A broken pipe has drenched books and offices at the Lexington, Kentucky, Public Library on East Main Street. Old books, newspapers, and vinyl records in the library's third-floor Kentucky Room, some of them irreplaceable, have been seriously damaged. However, the staff is hopeful about salvage efforts.
"That collection is probably worth as much as the building is," said Greg Davis, the library's marketing director.
Library spokesman Doug Tattershall said it was too early to estimate the damages or restoration costs - or to even tell how many items got wet. The library has insurance, he said.

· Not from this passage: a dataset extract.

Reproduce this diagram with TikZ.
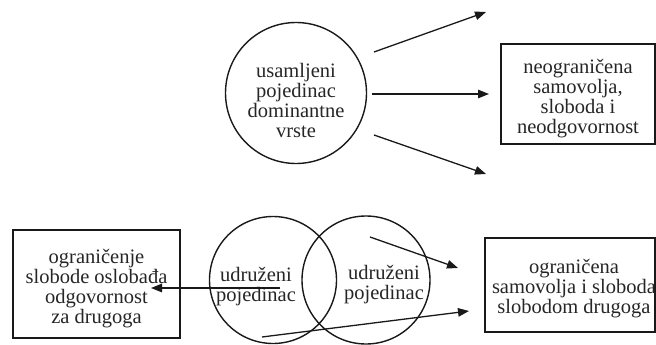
\documentclass[tikz,border=0pt]{standalone}
\usepackage{fontspec}
\setmainfont{Liberation Serif}
\usetikzlibrary{arrows.meta}
\begin{document}
\begin{tikzpicture}[x=1pt,y=-1pt,
  txt/.style={align=center,text=black!85,font=\fontsize{20.5}{20}\selectfont,inner sep=0pt},
  ring/.style={draw=black!90,line width=1.4pt,circle,inner sep=0pt},
  rbox/.style={draw=black!90,line width=1.4pt,rectangle,inner sep=0pt},
  arr/.style={draw=black!90,line width=1.3pt,-{Triangle[length=11pt,width=8.5pt]}}]
\useasboundingbox (0,0) rectangle (656,345);
% top
\node[ring,minimum size=141pt] (c1) at (296,93) {};
\node[txt] (t1) at (296,100) {usamljeni\\pojedinac\\dominantne\\vrste};
\node[rbox,minimum width=154pt,minimum height=100pt] (b1) at (578,94) {};
\node[txt] (t2) at (578,99) {neograničena\\samovolja,\\sloboda i\\neodgovornost};
\coordinate (a1s) at (374,52);
\coordinate (a1e) at (486,12);
\coordinate (a2s) at (372,94);
\coordinate (a2e) at (489,94);
\coordinate (a3s) at (374,135);
\coordinate (a3e) at (486,174);
\draw[arr] (a1s) -- (a1e);
\draw[arr] (a2s) -- (a2e);
\draw[arr] (a3s) -- (a3e);
% bottom
\node[ring,minimum size=127pt] (c2) at (273,280) {};
\node[ring,minimum size=128pt] (c3) at (366,280) {};
\node[txt] (t3) at (256,287) {udruženi\\pojedinac};
\node[txt] (t4) at (384,285) {udruženi\\pojedinac};
\node[rbox,minimum width=167pt,minimum height=108pt] (b2) at (96.5,284) {};
\node[txt] (t5) at (96.5,289) {ograničenje\\slobode oslobađa\\odgovornost\\za drugoga};
\node[rbox,minimum width=170pt,minimum height=94pt] (b3) at (570,285) {};
\node[txt] (t6) at (574,289) {ograničena\\samovolja i sloboda\\slobodom drugoga};
\coordinate (a4s) at (280,288);
\coordinate (a4e) at (151,288);
\draw[arr] (a4s) -- (a4e);
\coordinate (a5s) at (370,237);
\coordinate (a5e) at (458,268);
\coordinate (a6s) at (262,337);
\coordinate (a6e) at (469,311);
\draw[arr] (a5s) -- (a5e);
\draw[arr] (a6s) -- (a6e);
\end{tikzpicture}
\end{document}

A pipe on the roof had ruptured during the night, causing damage on portions of the top four floors of the five-story building. Staff arrived in the morning to find thousands of books damaged.
The fifth-floor offices were a mess. Many biographies on the fourth floor were damaged and will be thrown out. Some water made it as far as the second floor. The Kentucky Room got most of the staff's attention as its collection includes many one-of-a-kind items.
"Items being salvaged include old copies of the Lexington Press, recordings of the Henry Clay High School Band performances from 1963, Great Moments in Kentucky Basketball with Adolph Rupp, and a selection of songs by the late Gov. A.B. "Happy" Chandler. A large horticultural scrapbook that appeared to be from the 1930s or 1940s titled Home of Mr. and Mrs. D.H. Peak had water pouring from its spine, but the pages of pressed trilliums and dandelions inside were safe and dry.
Items that were so wet that they would not dry in 48 hours risked becoming moldy. They were taken off-site to be dried. About 75 to 100 of the wettest books were to be freeze-dried and trucked to the Munters Corporation, a Chicago-based company that specializes in dehumidification.
It appeared that virtually everything could be saved, said Becky Ryder, the head of preservation services for the University of Kentucky libraries, who was called in to help. "It's always a blessing to have water damage instead of a fire," Ryder said as she looked over a cart of wet books.
Robin Rader, the assistant library manager in charge of the Kentucky Room, said the collection of Kentucky Gazette newspapers, "the heart and soul of the ... collection" was completely dry. The Gazette was published from 1787 to 1840.